STATED GOAL:
Leaving the pictures out, print the lines from the first line of the listing through the line containing "legend=False, clip_on=False, zorder=3)", exactly as they read, and no others.

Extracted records
** start **
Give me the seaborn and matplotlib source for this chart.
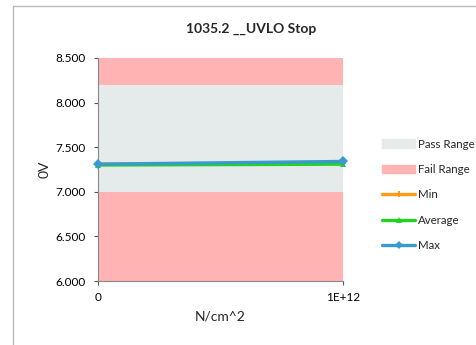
import matplotlib
matplotlib.use('Agg')
import matplotlib.pyplot as plt
import matplotlib.patches as mpatches
import matplotlib.lines as mlines
import pandas as pd
import seaborn as sns

# data
categories = ["0", "1E+12"]
min_vals = [7.31, 7.32]
avg_vals = [7.30, 7.31]
max_vals = [7.31, 7.34]
fail_low = [6.0, 7.0]
pass_band = [7.0, 8.2]
fail_high = [8.2, 8.5]
y_ticks = [6.0, 6.5, 7.0, 7.5, 8.0, 8.5]

sns.set_style("white")
plt.rcParams['font.family'] = ['Lato', 'DejaVu Sans']

fig = plt.figure(figsize=(4.77, 3.45), dpi=100)
ax = fig.add_axes([98 / 477, 1 - 281 / 345, 245 / 477, 223 / 345])

x = list(range(len(categories)))
pass_col = '#E5EAEA'
fail_col = '#FFB3B3'
ax.fill_between(x, fail_low[0], fail_low[1], color=fail_col, lw=0)
ax.fill_between(x, pass_band[0], pass_band[1], color=pass_col, lw=0)
ax.fill_between(x, fail_high[0], fail_high[1], color=fail_col, lw=0)

df = pd.DataFrame({'x': x, 'Min': min_vals, 'Average': avg_vals, 'Max': max_vals})
series = [('Min', '#FF9A1A', 'P'), ('Average', '#22D422', '^'), ('Max', '#3A9AD0', 'D')]
for name, col, mk in series:
    sns.lineplot(data=df, x='x', y=name, ax=ax, color=col, lw=2.4, marker=mk,
                 markersize=5, markeredgewidth=0, legend=False, clip_on=False, zorder=3)

ax.set_xlim(0, 1)
ax.set_ylim(6.0, 8.5)
ax.set_xticks(x)
ax.set_xticklabels(categories)
ax.set_yticks(y_ticks)
ax.set_yticklabels([f"{v:.3f}" for v in y_ticks])
ax.tick_params(axis='both', labelsize=8.5, colors='#555555', length=3, width=0.8,
               direction='out', bottom=True, left=True, labelcolor='black', pad=6)
ax.tick_params(axis='x', pad=5)
for s in ['top', 'right']:
    ax.spines[s].set_visible(False)
for s in ['left', 'bottom']:
    ax.spines[s].set_color('#888888')
    ax.spines[s].set_linewidth(0.8)

ax.set_xlabel('N/cm^2', fontsize=10, labelpad=5)
ax.set_ylabel('0V', fontsize=10, labelpad=3)
fig.text(251 / 477, 1 - 29 / 345, '1035.2 __UVLO Stop', ha='center', va='center',
         fontsize=10, fontweight='bold')

handles = [mpatches.Patch(color=pass_col, label='Pass Range'),
           mpatches.Patch(color=fail_col, label='Fail Range')]
for name, col, mk in series:
    handles.append(mlines.Line2D([], [], color=col, lw=2.4, marker=mk, markersize=4,
                                 markeredgewidth=0, label=name))
fig.legend(handles=handles, loc='center left', bbox_to_anchor=(382 / 477, 1 - 195 / 345),
           frameon=False, fontsize=8.3, handlelength=2.9, handleheight=0.8,
           labelspacing=1.25, handletextpad=0.25, borderpad=0, borderaxespad=0)

# outer chart border
fig.add_artist(mlines.Line2D([13 / 477, 13 / 477], [0, 1 - 6 / 345], color='#BBBBBB',
                             lw=1, transform=fig.transFigure))
fig.add_artist(mlines.Line2D([13 / 477, 1], [1 - 6 / 345, 1 - 6 / 345], color='#BBBBBB',
                             lw=1, transform=fig.transFigure))

plt.savefig('out.png', dpi=100)
plt.close()
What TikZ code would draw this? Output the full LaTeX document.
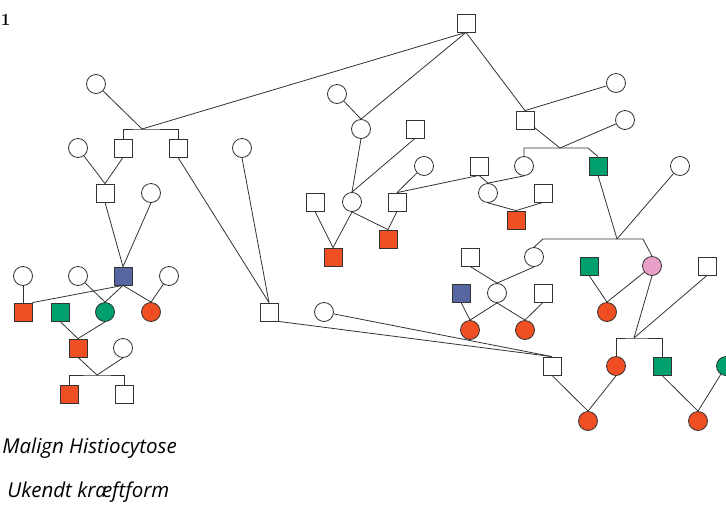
** end **
WORKED SOLUTION:
Give me the seaborn and matplotlib source for this chart.
import matplotlib
matplotlib.use('Agg')
import matplotlib.pyplot as plt
import matplotlib.patches as mpatches
import matplotlib.lines as mlines
import pandas as pd
import seaborn as sns

# data
categories = ["0", "1E+12"]
min_vals = [7.31, 7.32]
avg_vals = [7.30, 7.31]
max_vals = [7.31, 7.34]
fail_low = [6.0, 7.0]
pass_band = [7.0, 8.2]
fail_high = [8.2, 8.5]
y_ticks = [6.0, 6.5, 7.0, 7.5, 8.0, 8.5]

sns.set_style("white")
plt.rcParams['font.family'] = ['Lato', 'DejaVu Sans']

fig = plt.figure(figsize=(4.77, 3.45), dpi=100)
ax = fig.add_axes([98 / 477, 1 - 281 / 345, 245 / 477, 223 / 345])

x = list(range(len(categories)))
pass_col = '#E5EAEA'
fail_col = '#FFB3B3'
ax.fill_between(x, fail_low[0], fail_low[1], color=fail_col, lw=0)
ax.fill_between(x, pass_band[0], pass_band[1], color=pass_col, lw=0)
ax.fill_between(x, fail_high[0], fail_high[1], color=fail_col, lw=0)

df = pd.DataFrame({'x': x, 'Min': min_vals, 'Average': avg_vals, 'Max': max_vals})
series = [('Min', '#FF9A1A', 'P'), ('Average', '#22D422', '^'), ('Max', '#3A9AD0', 'D')]
for name, col, mk in series:
    sns.lineplot(data=df, x='x', y=name, ax=ax, color=col, lw=2.4, marker=mk,
                 markersize=5, markeredgewidth=0, legend=False, clip_on=False, zorder=3)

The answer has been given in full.